Of the compared anatomical subdivisions, the diagnostic odds ratio for ankle radiographs was found to be superior, followed by the foot and then the femur. The cause for this is not explored in this study; however, the frequency with which ankle injuries present to emergency and trauma care settings may mean initial interpreters are more practiced in the review of these radiographs. The ankle is both the most commonly injured joint, and also the most frequently operated upon [33]; with the estimated incidence for fractures of the ankle being as high as 187 per 100,000 people per annum [34].

Limitations

Of the included studies, a generally favourable assessment of risk of bias and methodological quality was made. However, weaknesses were noted due to lack of prospective size calculation and establishing an unbiased endpoint. The extent to which these factors influence results is uncertain; however, sample sizes in a number of studies appear underpowered [12, 19, 20].

During study selection, a number of large sample-size papers were identified but lacked sufficient characterisation of data for inclusion in meta-analysis. Whilst these are a targeted for use in future analysis, they emphasise the importance of reporting diagnostic accuracy along STARD 2015 [35] or similar, relevant guidelines.

Conclusions

This study suggests that the initial interpretation of plain skeletal radiographs is performed with a relatively high degree of specificity and sensitivity. However, this still represents greater than one in twenty true positives being missed on primary review. The necessity of systems designed to provide safety netting against this are paramount, as are the development of novel means to improve the accuracy of initial interpretation.

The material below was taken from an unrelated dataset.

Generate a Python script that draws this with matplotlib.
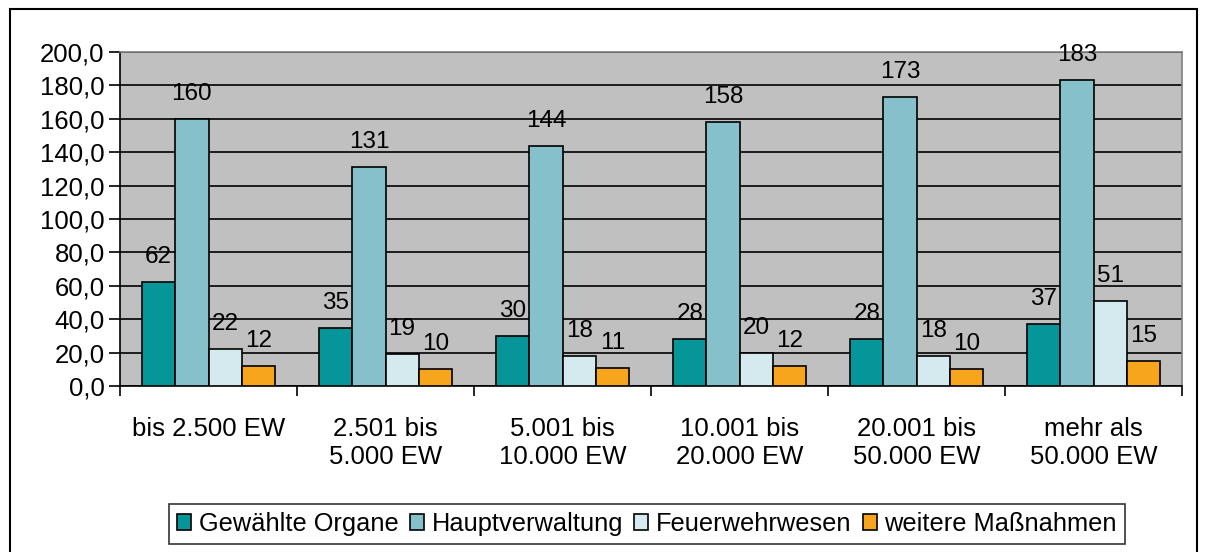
import matplotlib
matplotlib.use("Agg")
import matplotlib.pyplot as plt
import numpy as np
from matplotlib.patches import Rectangle

plt.rcParams['font.family'] = ['Liberation Sans', 'DejaVu Sans']

categories = ["bis 2.500 EW", "2.501 bis\n5.000 EW", "5.001 bis\n10.000 EW",
              "10.001 bis\n20.000 EW", "20.001 bis\n50.000 EW", "mehr als\n50.000 EW"]
series_names = ["Gewählte Organe", "Hauptverwaltung", "Feuerwehrwesen", "weitere Maßnahmen"]
gewaehlte = [62, 35, 30, 28, 28, 37]
hauptverwaltung = [160, 131, 144, 158, 173, 183]
feuerwehr = [22, 19, 18, 20, 18, 51]
weitere = [12, 10, 11, 12, 10, 15]
y_ticks = [0, 20, 40, 60, 80, 100, 120, 140, 160, 180, 200]
y_tick_labels = ["0,0", "20,0", "40,0", "60,0", "80,0", "100,0", "120,0",
                 "140,0", "160,0", "180,0", "200,0"]

colors = ["#06969A", "#86C0CA", "#D5EAEE", "#F8A51E"]
series = [gewaehlte, hauptverwaltung, feuerwehr, weitere]

W, H = 1205, 552
fig = plt.figure(figsize=(W / 100, H / 100), dpi=100)
fig.patch.set_facecolor("white")
ax = fig.add_axes([120 / W, 1 - 386 / H, (1182 - 120) / W, (386 - 52) / H])
ax.set_facecolor("#C0C0C0")

x = np.arange(len(categories))
bw = 0.1875
for i, (vals, c, name) in enumerate(zip(series, colors, series_names)):
    pos = x + (i - 1.5) * bw
    ax.bar(pos, vals, width=bw, color=c, edgecolor="black", linewidth=1.2,
           label=name, zorder=3)
    for px, v in zip(pos, vals):
        ax.annotate(str(v), (px, v), xytext=(0, 19), textcoords="offset pixels",
                    ha="center", va="baseline", fontsize=17.5, zorder=4)

ax.set_xlim(-0.5, len(categories) - 0.5)
ax.set_ylim(0, 200)
ax.set_yticks(y_ticks)
ax.set_yticklabels(y_tick_labels, fontsize=18.5)
ax.yaxis.grid(True, color="black", linewidth=1.2, zorder=1)
ax.set_axisbelow(True)

ax.set_xticks(x)
ax.set_xticklabels(categories, fontsize=18.5, linespacing=1.25)
ax.tick_params(axis="x", which="major", length=0, pad=22)
ax.set_xticks(np.arange(-0.5, len(categories)), minor=True)
ax.tick_params(axis="x", which="minor", length=7, width=1.2, direction="out")
ax.tick_params(axis="y", length=8, width=1.2, direction="out", pad=3)

for s in ["left", "bottom"]:
    ax.spines[s].set_color("black")
    ax.spines[s].set_linewidth(1.2)
for s in ["top", "right"]:
    ax.spines[s].set_color("#808080")
    ax.spines[s].set_linewidth(1.2)

leg = fig.legend(loc="center", bbox_to_anchor=(647 / W, 1 - 524 / H), ncol=4,
                 fontsize=18.3, frameon=True, fancybox=False, handlelength=0.55,
                 handleheight=0.55, handletextpad=0.3, columnspacing=0.45,
                 borderpad=0.3, borderaxespad=0)
leg.get_frame().set_edgecolor("black")
leg.get_frame().set_linewidth(1.2)

fig.patches.append(Rectangle((10 / W, -0.05), (1197 - 10) / W, 1 - 9 / H + 0.05,
                             transform=fig.transFigure, fill=False,
                             edgecolor="black", linewidth=1.5))

fig.savefig("out.png", dpi=100)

Evidence is also found to support statistically significant variation in the accuracy of interpretation across anatomical subdivisions; radiographs of the ankle were shown to have the highest diagnostic odds ratio. The cause of this is uncertain and may reflect inherent difficulties present in certain radiographic views or anatomy, or simply greater interpreter familiarity with some radiographs. Further research is warranted to explore these factors.